The United States’ first target is Russia. As noted by Jack F. Matlock Jr., former American ambassador to the Soviet Union (1987-1991), “the U.S. has treated Russia like a loser since the end of the Cold War”. (1) Vladimir Putin, as the leader of a nation whose roots go far back in history, sees it as his duty to resist such a treatment.

 


Barack Obama and Vladmir Putin at G8 summit 2013 (image by Wikipedia)

 

“Why do you see the speck that is in your brother’s eye, but do not notice the log that is in your own eye?” (2) The United States reneged on every commitment it made to the Soviet Union following the fall of the Berlin Wall. Contrary to a gentleman’s agreement, the United States attempted to bring Georgia and Ukraine into NATO, thereby threatening Russia directly.

The decision to withdraw from the Anti-Ballistic Missile Treaty gave the United States a strategic advantage thanks to its superior technology, shredding to pieces the Mutually Assured Destruction doctrine, “MAD’ for short, which preserved world peace for over sixty years.

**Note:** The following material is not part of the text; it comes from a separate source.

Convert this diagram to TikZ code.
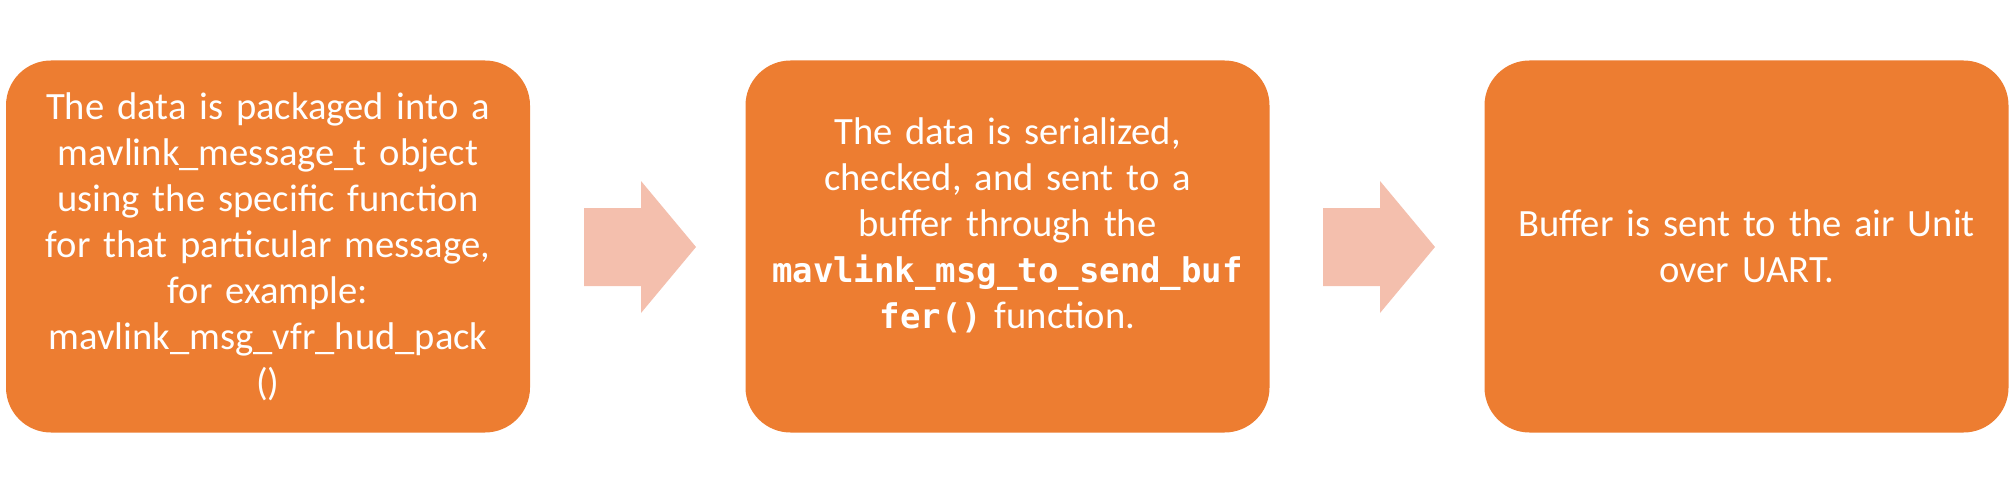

Washington then installed cruise missiles on the Polish borders, officially aimed at Iran which does not possess ballistic missiles! The decision to make Kosovo a sovereign state had little to do with the Kosovars who suffered greatly under the US Air Force bombing, and a lot to do with Moscow and its historical link with Serbia.

Meanwhile Putin gave the US Army access to Russian routes to Afghanistan through Caucasus and Central Asia. Called the Northern Distribution Network, the routes shortened the time and reduced the cost of re-supplying American and allied forces.

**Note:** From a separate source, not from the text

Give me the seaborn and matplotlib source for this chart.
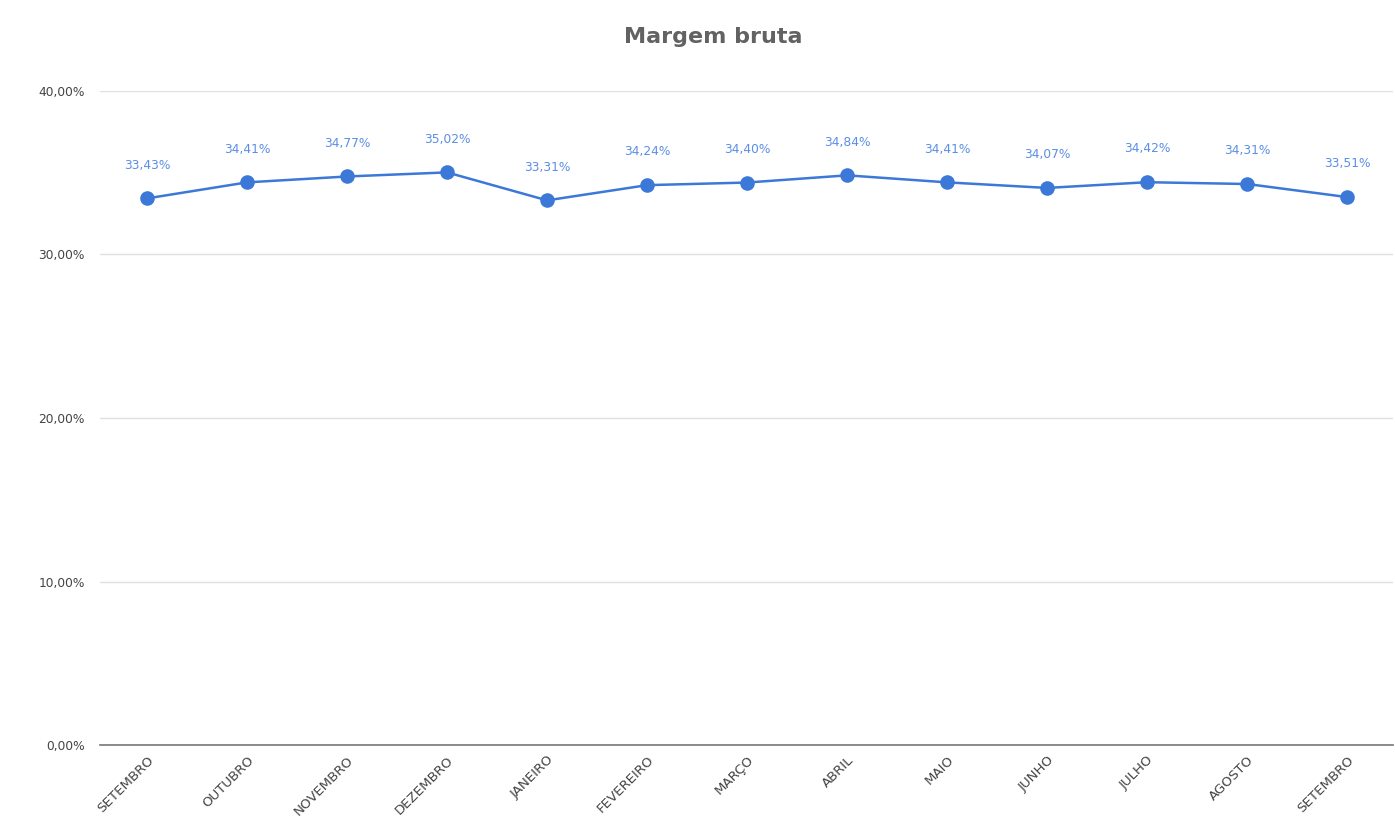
import matplotlib
matplotlib.use("Agg")
import matplotlib.pyplot as plt
import matplotlib.transforms as mtransforms
import seaborn as sns
import pandas as pd
from matplotlib.ticker import FuncFormatter, MultipleLocator

meses = ["SETEMBRO", "OUTUBRO", "NOVEMBRO", "DEZEMBRO", "JANEIRO", "FEVEREIRO",
         "MARÇO", "ABRIL", "MAIO", "JUNHO", "JULHO", "AGOSTO", "SETEMBRO"]
margem = [33.43, 34.41, 34.77, 35.02, 33.31, 34.24, 34.40, 34.84, 34.41,
          34.07, 34.42, 34.31, 33.51]

df = pd.DataFrame({"pos": range(len(meses)), "margem": margem})

sns.set_theme(style="white")
plt.rcParams["font.family"] = ["DejaVu Sans"]

fig = plt.figure(figsize=(13.95, 8.33), dpi=100)
ax = fig.add_axes([0.0717, 0.1056, 0.927, 0.7852])

blue = "#3c78d8"
sns.lineplot(data=df, x="pos", y="margem", ax=ax, color=blue, linewidth=1.8,
             marker="o", markersize=10.5, markeredgewidth=0, zorder=3)

def br_pct(v, _=None):
    return f"{v:.2f}".replace(".", ",") + "%"

for i, v in enumerate(margem):
    ax.annotate(br_pct(v), (i, v), xytext=(0, 24), textcoords="offset points",
                ha="center", va="center", fontsize=8.8, color="#5b8ee6")

ax.set_ylim(0, 40)
ax.set_xlim(-0.47, 12.46)
ax.yaxis.set_major_locator(MultipleLocator(10))
ax.yaxis.set_major_formatter(FuncFormatter(br_pct))
ax.set_xticks(range(len(meses)))
ax.set_xticklabels(meses, rotation=45, ha="right", rotation_mode="anchor",
                   fontsize=9.6, color="#444444")
shift = mtransforms.ScaledTranslation(10 / 100, -5 / 100, fig.dpi_scale_trans)
for lbl in ax.get_xticklabels():
    lbl.set_transform(lbl.get_transform() + shift)
ax.tick_params(axis="y", labelsize=8.8, labelcolor="#444444", length=0, pad=11)
ax.tick_params(axis="x", length=0, pad=6)
ax.grid(axis="y", color="#e0e0e0", linewidth=1)
ax.set_axisbelow(True)
for s in ["top", "right", "left"]:
    ax.spines[s].set_visible(False)
ax.spines["bottom"].set_color("#777777")
ax.spines["bottom"].set_linewidth(1.2)
ax.set_xlabel("")
ax.set_ylabel("")

fig.suptitle("Margem bruta", x=0.511, y=0.968, fontsize=16, fontweight="bold",
             color="#626262")

fig.savefig("out.png", dpi=100, facecolor="white")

For its services, Russia was rewarded with the Magnitsky Act, a law imposing sanctions for human rights violations. Few people would contest Russia’s calamitous human rights record but the United States is not a paragon of virtue either.

Besides tortures in the Abu Ghraib prison which shocked the world, the United States’ treatment of blacks and Latinos leaves much to be desired, in spite of the civil rights movement of the 1960s.

Obama himself admitted being poorly treated at times because of the color of his skin. The nation has the largest incarcerated population in the world in both absolute and relative terms, mostly blacks.

The blowback

If the United States succeeds in its quest to put down Russia, China is next. Xi Jinping knows it. Whatever misgivings he may have towards Putin’s annexation of Crimea, he must come to his rescue especially in view of the US Navy’s “pivot” to Asia which threatens China directly.

If he doesn’t, Putin is cornered. The Russian economy cannot withstand severe economic sanctions for very long. (3) His last resort is his nuclear arsenal. He may choose to press the button.

If, as reason dictates, Xi Jinping sides with Russia, the United States’ policy will have resulted in the formation of an alliance against itself. India, a long-term Russian ally, will join in despite a latent conflict with China. Brazil will follow suit.

These four nations, dubbed the BRIC by a Goldman Sachs’s analyst, are united through an economic agreement whose purpose is to free themselves from the dollar shackles. (4)

The goal is to establish an international monetary system competing with the present system — a severe blow to the United States for it would make it harder for Washington to finance its budget and trade deficits.

If push comes to shove, the BRICS could dump their U.S. Treasury notes and bonds. Their loss would be enormous but the damage to the American economy would be greater, not to mention the impact to the global economy — something nobody wishes to consider.

John F. Kennedy

There is no justification for the United States’ hegemonic policy other than a human proclivity to abuse power. Power is a good servant and a poor master. In his address to students of the American University on June 10, 1963, Kennedy reflecting on the state of the world had these words: ” [I]n the final analysis, our most basic common link is that we all inhabit this small planet. We all breathe the same air. We all cherish our children’s future. And we are all mortal.”

American leaders would do well to remember these words and forget their hegemonic dream for the issue today is not power but survival of the human race. Mankind may survive but only if men cooperate, as they did long ago on Eastern African plains to escape the ape status.

 

 

Jean-Luc Basle is Former Vice President Citigroup New York (retired), Associate professor Ecoles militaires de Saint-Cyr (France), Columbia University – Business School (MBA), Princeton University – Woodrow Wilson School (Mid-career fellow)

 

NOTES

(1)The Washington Post – March 14, 2014

(2)Matthew, 7:3.

(3)Sanctions are an act of war. Japan went to war when the United States imposed economic sanctions.

(4)South Africa joined the group now called the BRICS.